Everyone knows that paying down debt isn’t easy—and the bigger the debt, the longer it takes to pay off. Sadly, Guatemala’s Maya forest carries a massive debt to nature: unchecked forest fires, land degradation linked to narcotrafficking, and poor land management have led to devastating levels of deforestation. Getting out of the hole—restoring forests—can take many years.
But incredibly, local communities in the eastern part of northern Guatemala’s Maya Biosphere Reserve (MBR) have done exactly that, according to a new report authored by USAID, CONAP (Consejo Nacional de Areas Protegidas), Wildlife Conservation Society, and others.

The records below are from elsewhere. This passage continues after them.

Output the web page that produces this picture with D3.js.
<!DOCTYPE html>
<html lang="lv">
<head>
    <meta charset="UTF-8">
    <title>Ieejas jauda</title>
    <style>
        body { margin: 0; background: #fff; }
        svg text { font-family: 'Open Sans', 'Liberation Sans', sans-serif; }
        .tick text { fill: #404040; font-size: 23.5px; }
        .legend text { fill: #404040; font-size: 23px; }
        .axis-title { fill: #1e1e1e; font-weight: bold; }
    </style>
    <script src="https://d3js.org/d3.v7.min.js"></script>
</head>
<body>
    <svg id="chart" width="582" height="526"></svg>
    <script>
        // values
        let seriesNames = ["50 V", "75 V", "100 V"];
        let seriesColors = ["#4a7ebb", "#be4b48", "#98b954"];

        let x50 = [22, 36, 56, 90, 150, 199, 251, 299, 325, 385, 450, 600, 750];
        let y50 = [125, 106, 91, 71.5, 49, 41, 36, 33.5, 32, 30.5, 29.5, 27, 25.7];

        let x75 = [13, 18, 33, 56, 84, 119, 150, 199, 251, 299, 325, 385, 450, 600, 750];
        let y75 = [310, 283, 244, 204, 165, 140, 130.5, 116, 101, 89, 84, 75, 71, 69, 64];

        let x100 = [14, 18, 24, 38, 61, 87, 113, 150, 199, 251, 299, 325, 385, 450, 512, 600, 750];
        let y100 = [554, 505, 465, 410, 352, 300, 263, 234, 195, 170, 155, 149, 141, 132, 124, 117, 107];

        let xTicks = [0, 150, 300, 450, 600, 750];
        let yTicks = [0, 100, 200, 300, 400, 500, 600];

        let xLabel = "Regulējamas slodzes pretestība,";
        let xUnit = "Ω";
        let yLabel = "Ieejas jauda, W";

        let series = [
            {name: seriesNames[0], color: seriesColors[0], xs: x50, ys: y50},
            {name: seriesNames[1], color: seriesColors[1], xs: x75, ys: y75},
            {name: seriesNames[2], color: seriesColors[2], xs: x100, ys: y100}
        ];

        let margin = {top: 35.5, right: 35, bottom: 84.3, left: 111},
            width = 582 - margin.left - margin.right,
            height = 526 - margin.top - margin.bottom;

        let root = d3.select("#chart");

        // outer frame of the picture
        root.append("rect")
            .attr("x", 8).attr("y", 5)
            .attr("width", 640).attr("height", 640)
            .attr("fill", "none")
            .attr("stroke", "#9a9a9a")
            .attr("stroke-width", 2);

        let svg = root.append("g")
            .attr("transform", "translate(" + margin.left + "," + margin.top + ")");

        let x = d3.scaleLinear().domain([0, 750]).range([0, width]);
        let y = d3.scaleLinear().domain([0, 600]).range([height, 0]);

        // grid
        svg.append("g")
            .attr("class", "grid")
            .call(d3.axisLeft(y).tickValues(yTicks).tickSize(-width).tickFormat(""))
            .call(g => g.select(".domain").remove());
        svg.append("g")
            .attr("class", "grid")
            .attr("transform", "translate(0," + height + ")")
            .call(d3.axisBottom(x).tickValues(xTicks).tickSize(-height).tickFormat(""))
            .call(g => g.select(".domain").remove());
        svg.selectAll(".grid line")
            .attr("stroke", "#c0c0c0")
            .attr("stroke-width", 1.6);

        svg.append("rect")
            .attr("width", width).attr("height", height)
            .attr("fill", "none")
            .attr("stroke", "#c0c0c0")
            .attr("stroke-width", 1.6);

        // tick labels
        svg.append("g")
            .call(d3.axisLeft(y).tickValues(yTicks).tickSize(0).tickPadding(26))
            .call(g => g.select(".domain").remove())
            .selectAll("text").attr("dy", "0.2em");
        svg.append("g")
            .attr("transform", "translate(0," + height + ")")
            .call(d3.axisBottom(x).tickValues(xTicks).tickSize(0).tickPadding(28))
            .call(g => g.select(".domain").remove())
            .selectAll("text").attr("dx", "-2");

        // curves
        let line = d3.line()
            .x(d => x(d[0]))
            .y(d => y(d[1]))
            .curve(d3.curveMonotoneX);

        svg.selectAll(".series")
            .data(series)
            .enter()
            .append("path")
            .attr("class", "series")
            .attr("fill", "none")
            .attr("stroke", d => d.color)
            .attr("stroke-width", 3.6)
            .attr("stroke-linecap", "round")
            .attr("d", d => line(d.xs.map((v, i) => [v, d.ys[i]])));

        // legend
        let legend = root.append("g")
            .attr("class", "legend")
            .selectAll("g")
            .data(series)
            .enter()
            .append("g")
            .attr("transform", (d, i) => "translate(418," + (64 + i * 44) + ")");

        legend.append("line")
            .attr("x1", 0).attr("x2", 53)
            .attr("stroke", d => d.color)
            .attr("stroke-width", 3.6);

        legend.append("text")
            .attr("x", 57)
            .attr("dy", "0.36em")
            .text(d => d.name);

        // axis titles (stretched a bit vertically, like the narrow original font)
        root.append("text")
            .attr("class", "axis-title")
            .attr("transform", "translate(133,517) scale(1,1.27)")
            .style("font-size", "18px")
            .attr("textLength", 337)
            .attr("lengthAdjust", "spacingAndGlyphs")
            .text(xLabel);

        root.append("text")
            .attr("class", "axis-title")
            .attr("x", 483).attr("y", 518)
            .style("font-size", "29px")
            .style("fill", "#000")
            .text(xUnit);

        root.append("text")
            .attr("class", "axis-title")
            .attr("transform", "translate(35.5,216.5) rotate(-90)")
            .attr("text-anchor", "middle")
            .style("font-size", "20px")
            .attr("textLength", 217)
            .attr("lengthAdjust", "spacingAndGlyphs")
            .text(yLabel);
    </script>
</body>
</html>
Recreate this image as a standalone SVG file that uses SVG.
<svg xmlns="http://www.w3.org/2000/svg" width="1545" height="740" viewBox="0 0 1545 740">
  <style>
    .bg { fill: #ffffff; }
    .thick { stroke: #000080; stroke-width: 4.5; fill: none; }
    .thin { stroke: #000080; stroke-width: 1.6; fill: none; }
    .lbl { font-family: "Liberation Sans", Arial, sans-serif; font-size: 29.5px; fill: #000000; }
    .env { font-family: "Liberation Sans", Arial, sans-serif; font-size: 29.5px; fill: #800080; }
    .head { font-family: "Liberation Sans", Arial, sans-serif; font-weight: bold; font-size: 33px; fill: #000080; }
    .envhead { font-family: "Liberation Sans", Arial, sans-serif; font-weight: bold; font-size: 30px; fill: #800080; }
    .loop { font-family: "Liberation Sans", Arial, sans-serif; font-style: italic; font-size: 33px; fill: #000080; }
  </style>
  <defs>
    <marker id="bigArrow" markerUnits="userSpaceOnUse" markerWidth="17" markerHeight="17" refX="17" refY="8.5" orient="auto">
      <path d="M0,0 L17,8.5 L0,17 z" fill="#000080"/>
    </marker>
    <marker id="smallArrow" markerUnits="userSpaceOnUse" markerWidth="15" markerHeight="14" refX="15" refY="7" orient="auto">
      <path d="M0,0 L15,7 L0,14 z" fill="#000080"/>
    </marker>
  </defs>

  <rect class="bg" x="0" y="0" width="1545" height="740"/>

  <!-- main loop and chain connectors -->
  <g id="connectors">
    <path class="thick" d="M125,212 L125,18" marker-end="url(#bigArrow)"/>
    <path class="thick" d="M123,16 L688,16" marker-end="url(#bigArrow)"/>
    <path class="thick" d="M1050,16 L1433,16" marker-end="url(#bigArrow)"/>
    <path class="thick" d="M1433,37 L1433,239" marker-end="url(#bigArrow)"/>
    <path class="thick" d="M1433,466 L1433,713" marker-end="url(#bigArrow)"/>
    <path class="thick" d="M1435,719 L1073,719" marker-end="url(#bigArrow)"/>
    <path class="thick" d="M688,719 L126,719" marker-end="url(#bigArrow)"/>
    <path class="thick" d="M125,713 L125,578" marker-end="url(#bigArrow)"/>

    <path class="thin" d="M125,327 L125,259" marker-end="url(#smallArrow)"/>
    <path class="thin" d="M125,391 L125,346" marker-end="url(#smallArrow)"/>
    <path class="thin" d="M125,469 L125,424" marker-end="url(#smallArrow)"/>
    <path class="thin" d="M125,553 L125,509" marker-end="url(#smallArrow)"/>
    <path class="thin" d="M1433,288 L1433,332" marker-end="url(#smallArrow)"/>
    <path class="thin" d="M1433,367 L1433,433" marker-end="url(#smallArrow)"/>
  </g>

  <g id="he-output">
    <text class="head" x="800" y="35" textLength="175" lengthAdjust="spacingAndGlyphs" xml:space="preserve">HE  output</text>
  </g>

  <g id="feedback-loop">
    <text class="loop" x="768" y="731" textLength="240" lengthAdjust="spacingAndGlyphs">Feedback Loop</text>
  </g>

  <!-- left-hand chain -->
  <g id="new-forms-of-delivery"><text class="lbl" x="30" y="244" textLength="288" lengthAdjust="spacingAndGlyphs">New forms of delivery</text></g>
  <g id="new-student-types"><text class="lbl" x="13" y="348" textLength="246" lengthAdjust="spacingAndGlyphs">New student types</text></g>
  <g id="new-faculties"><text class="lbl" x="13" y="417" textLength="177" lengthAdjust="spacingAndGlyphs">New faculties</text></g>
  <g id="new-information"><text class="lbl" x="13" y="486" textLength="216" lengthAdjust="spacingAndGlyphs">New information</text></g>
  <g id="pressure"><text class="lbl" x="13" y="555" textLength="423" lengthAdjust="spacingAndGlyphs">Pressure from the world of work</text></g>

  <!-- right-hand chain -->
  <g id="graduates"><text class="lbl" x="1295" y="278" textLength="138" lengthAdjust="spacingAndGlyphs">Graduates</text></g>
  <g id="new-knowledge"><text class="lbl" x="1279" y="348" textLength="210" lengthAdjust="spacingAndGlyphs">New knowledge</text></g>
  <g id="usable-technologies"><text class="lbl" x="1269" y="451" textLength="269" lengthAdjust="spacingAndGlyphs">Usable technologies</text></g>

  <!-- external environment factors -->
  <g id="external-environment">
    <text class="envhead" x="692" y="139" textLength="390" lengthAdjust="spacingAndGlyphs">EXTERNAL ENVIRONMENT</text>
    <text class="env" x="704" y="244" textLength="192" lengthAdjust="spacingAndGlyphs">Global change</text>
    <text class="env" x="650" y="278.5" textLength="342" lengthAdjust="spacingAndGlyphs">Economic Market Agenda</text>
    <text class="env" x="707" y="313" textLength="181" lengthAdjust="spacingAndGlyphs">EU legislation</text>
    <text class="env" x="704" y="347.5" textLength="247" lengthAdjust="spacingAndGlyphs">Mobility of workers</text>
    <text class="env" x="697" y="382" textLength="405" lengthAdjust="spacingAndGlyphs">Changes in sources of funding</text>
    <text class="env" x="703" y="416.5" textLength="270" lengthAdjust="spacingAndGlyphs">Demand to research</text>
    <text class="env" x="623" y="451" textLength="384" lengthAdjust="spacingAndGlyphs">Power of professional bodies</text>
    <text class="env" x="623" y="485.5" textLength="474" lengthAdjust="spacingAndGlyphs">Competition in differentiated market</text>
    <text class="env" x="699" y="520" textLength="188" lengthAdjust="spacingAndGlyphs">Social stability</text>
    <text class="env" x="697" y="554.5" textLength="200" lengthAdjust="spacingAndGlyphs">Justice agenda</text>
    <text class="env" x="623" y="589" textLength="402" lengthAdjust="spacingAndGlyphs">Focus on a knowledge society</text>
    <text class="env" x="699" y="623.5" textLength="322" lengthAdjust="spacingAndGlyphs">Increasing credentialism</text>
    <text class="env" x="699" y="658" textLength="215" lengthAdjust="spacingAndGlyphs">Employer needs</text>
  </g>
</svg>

This recent report, published with the support of USAID and USDOI/ITAP, states that in 2017, for the first time since data collection began in 2000, net forest gain was found, with a total of 1,088 hectares restored.
This landmark accomplishment is part of an even more impressive story: In the middle of the forest, in extremely challenging conditions, communities have created thriving forest businesses that create jobs, lift their neighbors out of poverty, and enable them to protect and restore forests. More than 34 percent of the forest recovery noted in the report was found within five community forest concessions (communities who’ve been granted the right to live from their land, as long as they do so sustainably).
USAID’s Climate, Nature and Communities in Guatemala (CNCG), an initiative led by the Rainforest Alliance in partnership with Association of Forest Communities of Petén (ACOFOP), supported these concessions in managing nearly 17 percent of the MBR’s 2.1 million hectares. In the last six years, the concessions’ sustainable forestry businesses generated more than 6,940 jobs, sold close to US $50 million, and maintained a near-zero rate of deforestation—a remarkable feat given that neighboring areas suffer deforestation levels up to 20 times higher. A recent sister study also shows that many concession families have risen out of poverty, and almost none depend on financial help from relatives and friends living abroad, suggesting that robust businesses and healthy forests can reduce migration, which in turn lets families and communities stay together and flourish.
One concession that reported net forest recovery is Asociación Forestal Integral Cruce a La Colorada (AFICC), located in San Andrés, Petén. Its president, a widowed mother of four named Felisa Navas, attributes her successful two terms as leader to the technical support she received from partner organizations. When she took on the role, AFICC was in danger of losing its concession status because of poor management, but she says “we worked with other members and institutions that helped us. We paid our debts and started to organize better.” In 2015, CNCG provided legal support to secure the concession’s legal status as well as technical assistance in better forestry management. As a result, between 2014 and 2017, AFICC earned more than US $850,000 on forest products, quadrupled its membership, and created 212 jobs. Furthermore, the new report found that AFICC recovered 42 previously illegally appropriated hectares, and net forest gain was found on 76 hectares.
The MBR’s community concessions could not better illustrate the connection between thriving, self-directed, sustainable local economies and healthy forests. As the concessions prove, not only do local communities successfully protect forests when they are able to use their land sustainably, they also regenerate forests—helping to reduce a debt to nature that will allow all of us to breathe a little easier.